At the world championships last year, she tried a double in the 200 and the 400. What happened? She got silver in the 400 but dropped to bronze in her main event. She had won gold in the 200 at worlds three times. But at worlds, she said she didn't have her normal speed for the final kick.
But there's a bigger question, too: Even if everything goes right in London, can she really be all the things that are expected of her? Can she really save track in the U.S.?
We look for stars to emerge from nowhere at the Olympics. With Felix, she can only emerge from one step below the mountaintop. Jones, and the sport's other steroid cheats, might have done too much damage for one person to fix.
You might know Felix's story already. You would definitely know it if she had two golds, instead of two silvers.
Her hero was Jones, who eventually admitted to having been a steroid cheat and to lying to authorities about it. That crushed everyone's faith in track and field. From there, people just assumed that everyone was cheating.
That wasn't the only reason for the sport's fall in the U.S. Americans like American stars to cheer for. When it comes to women's athletes, fair or not, they tend to want marketable good looks, too.
The whole thing fell on Felix. And she took it on herself to rebuild the sport and also to make sure that she never let down any kids the way Jones let her down.
Her father is a minister, and she was among a group of athletes pledging to clean up the sport's image. Just give her any steroid test, anywhere, anytime, she said. She'll take it. She'll pass it.
She has been a good person. She has the marketability. All she needed was a couple of gold medals.
But come on. The part about having to live with silver medals, that was just tongue-in-cheek, right?
"No, it's real," she said. "It's constant reminder. I don't think I ever got over it. I never will and I don't think I want to, just because it motivates me every day.
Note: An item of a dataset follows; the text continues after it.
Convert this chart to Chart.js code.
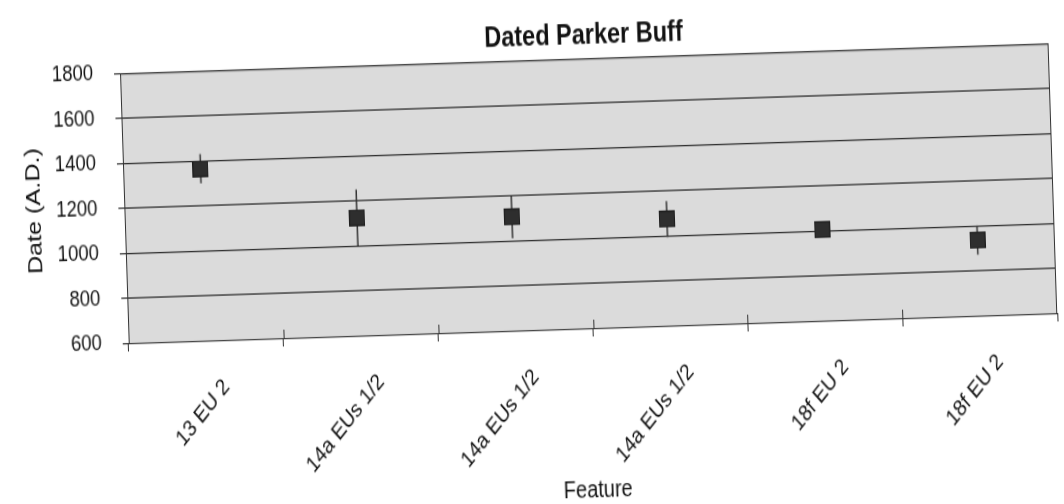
<!DOCTYPE html>
<html>
<head>
<meta charset="utf-8">
<script src="https://cdn.jsdelivr.net/npm/chart.js@4.4.1/dist/chart.umd.min.js"></script>
<style>
html, body { margin: 0; padding: 0; background: #fff; overflow: hidden; width: 1064px; height: 504px; }
/* the scan is a bit crooked and stretched tall, so tilt and stretch the whole chart */
#wrap { position: absolute; left: 0; top: 42px; width: 1064px; height: 420px;
        transform-origin: 532px 210px; transform: rotate(-1.85deg) scaleY(1.2); }
</style>
</head>
<body>
<div id="wrap"><canvas id="myChart" width="1064" height="420"></canvas></div>
<script>
// data
var features = ["13 EU 2", "14a EUs 1/2", "14a EUs 1/2", "14a EUs 1/2", "18f EU 2", "18f EU 2"];
var dates = [1365, 1125, 1106, 1074, 1005, 936];
var errors = [65, 125, 95, 80, 10, 65];
var yTicks = [600, 800, 1000, 1200, 1400, 1600, 1800];

var fontName = "'Liberation Sans', Arial, sans-serif";

// square marker, squashed so it comes out square after the stretch
var marker = document.createElement('canvas');
marker.width = 16;
marker.height = 14;
var mctx = marker.getContext('2d');
mctx.fillStyle = '#2e2e2e';
mctx.fillRect(0, 0, 16, 14);
mctx.strokeStyle = '#1e1e1e';
mctx.strokeRect(0.5, 0.5, 15, 13);

// grey plot area + frame
var plotBack = {
    id: 'plotBack',
    beforeDraw: function(chart){
        var a = chart.chartArea, ctx = chart.ctx;
        ctx.save();
        ctx.fillStyle = '#dbdbdb';
        ctx.fillRect(a.left, a.top, a.right - a.left, a.bottom - a.top);
        ctx.restore();
    },
    afterDraw: function(chart){
        var a = chart.chartArea, ctx = chart.ctx, x = chart.scales.x;
        ctx.save();
        ctx.strokeStyle = '#333';
        ctx.lineWidth = 1;
        ctx.strokeRect(a.left + 0.5, a.top + 0.5, a.right - a.left - 1, a.bottom - a.top);
        // tick marks also poke up into the plot
        for (var i = 1; i < features.length; i++) {
            var px = Math.round(x.getPixelForValue(i - 0.5)) + 0.5;
            ctx.beginPath();
            ctx.moveTo(px, a.bottom);
            ctx.lineTo(px, a.bottom - 7);
            ctx.stroke();
        }
        ctx.restore();
    }
};

// vertical error bars, drawn under the markers
var errorBars = {
    id: 'errorBars',
    beforeDatasetsDraw: function(chart){
        var ctx = chart.ctx, x = chart.scales.x, y = chart.scales.y;
        ctx.save();
        ctx.strokeStyle = '#333';
        ctx.lineWidth = 1.5;
        for (var i = 0; i < dates.length; i++) {
            var px = x.getPixelForValue(i);
            ctx.beginPath();
            ctx.moveTo(px, y.getPixelForValue(dates[i] + errors[i]));
            ctx.lineTo(px, y.getPixelForValue(dates[i] - errors[i]));
            ctx.stroke();
        }
        ctx.restore();
    }
};

var ctx = document.getElementById("myChart").getContext('2d');
var myChart = new Chart(ctx, {
    type: 'line',
    data: {
        labels: features,
        datasets: [{
            data: dates,
            showLine: false,
            pointStyle: marker,
            pointRadius: 8,
            pointHoverRadius: 8
        }]
    },
    options: {
        responsive: false,
        animation: false,
        layout: { padding: { left: 0, right: 8, top: 0, bottom: 0 } },
        plugins: {
            legend: { display: false },
            tooltip: { enabled: false },
            title: {
                display: true,
                text: 'Dated Parker Buff',
                fullSize: false,
                color: '#111',
                font: { family: fontName, size: 23.5, weight: 'bold' },
                padding: { top: 17, bottom: 5 }
            }
        },
        scales: {
            x: {
                type: 'category',
                offset: true,
                afterFit: function(scale){ scale.height = 145; },
                grid: {
                    offset: true,
                    drawOnChartArea: false,
                    drawTicks: true,
                    tickLength: 7,
                    color: '#333'
                },
                border: { display: true, color: '#222', width: 1 },
                ticks: {
                    autoSkip: false,
                    minRotation: 45,
                    maxRotation: 45,
                    padding: 21,
                    labelOffset: 19,
                    color: '#111',
                    font: { family: fontName, size: 19 }
                },
                title: {
                    display: true,
                    text: 'Feature',
                    color: '#111',
                    font: { family: fontName, size: 20, lineHeight: 1 },
                    padding: { top: 0, bottom: 0 }
                }
            },
            y: {
                min: 600,
                max: 1800,
                afterFit: function(scale){ scale.width = 126; },
                afterBuildTicks: function(scale){
                    scale.ticks = yTicks.map(function(v){ return { value: v }; });
                },
                grid: {
                    color: '#1a1a1a',
                    lineWidth: 1,
                    drawTicks: true,
                    tickLength: 6
                },
                border: { display: true, color: '#222', width: 1 },
                ticks: {
                    padding: 21,
                    color: '#111',
                    font: { family: fontName, size: 18.5 },
                    callback: function(v){ return String(v); }
                },
                title: {
                    display: true,
                    text: 'Date (A.D.)',
                    color: '#111',
                    font: { family: fontName, size: 21 },
                    padding: { top: 24, bottom: 0 }
                }
            }
        }
    },
    plugins: [plotBack, errorBars]
});
</script>
</body>
</html>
"It's an awful feeling, and I just never want to be in that place again. Every day, I'm constantly thinking about it when I'm not feeling (like working). It pushes me."
It isn't just about what she could do for the sport, of course. Felix is trying to reach her own expectations.
But the truth is, if track were filled with athletes like Felix, the sport would slowly regain its credibility. We're into instant gratification, though. We're into now, not into slowly rebuilding things.
"I think, you know, if you have major performances, that's what gets attention," she said. "But you never know where it's going to come from. Before '08, no one saw what (Usain) Bolt did coming. So you just, you never know. It could come from anywhere."
Americans would get excited about a track athlete winning multiple golds. But track doesn't offer the same potential as, say, swimming or gymnastics. Michael Phelps won gold medals in Beijing, day after day on TV. It was the repetition of greatness.
Felix is running two events and a relay, and even that might be too much to ask.
She and coach Bobby Kersee think the 100-200 double will be better for Felix than the 200-400. Hope is that if the 400 took too much out of her, the 100 could sharpen her up.
Since her near-misses at the world championships, they have worked on building early speed. And this spring in Doha, she ran a personal best 10.92 in the 100, beating Veronica Campbell-Brown and Beijing Olympics gold medalist Shelly-Ann Fraser-Pryce of Jamaica. American Carmelita Jeter will be the Olympic favorite. But earlier this month, at the Adidas Grand Prix in New York, she finished fourth in the 100.
"It would definitely be very disappointing to me (to never win an Olympic gold)," she said. "That's the honor. I'd totally be lying if I said I could walk away and be happy without that."
She is shooting for the mountaintop. It's only one step away.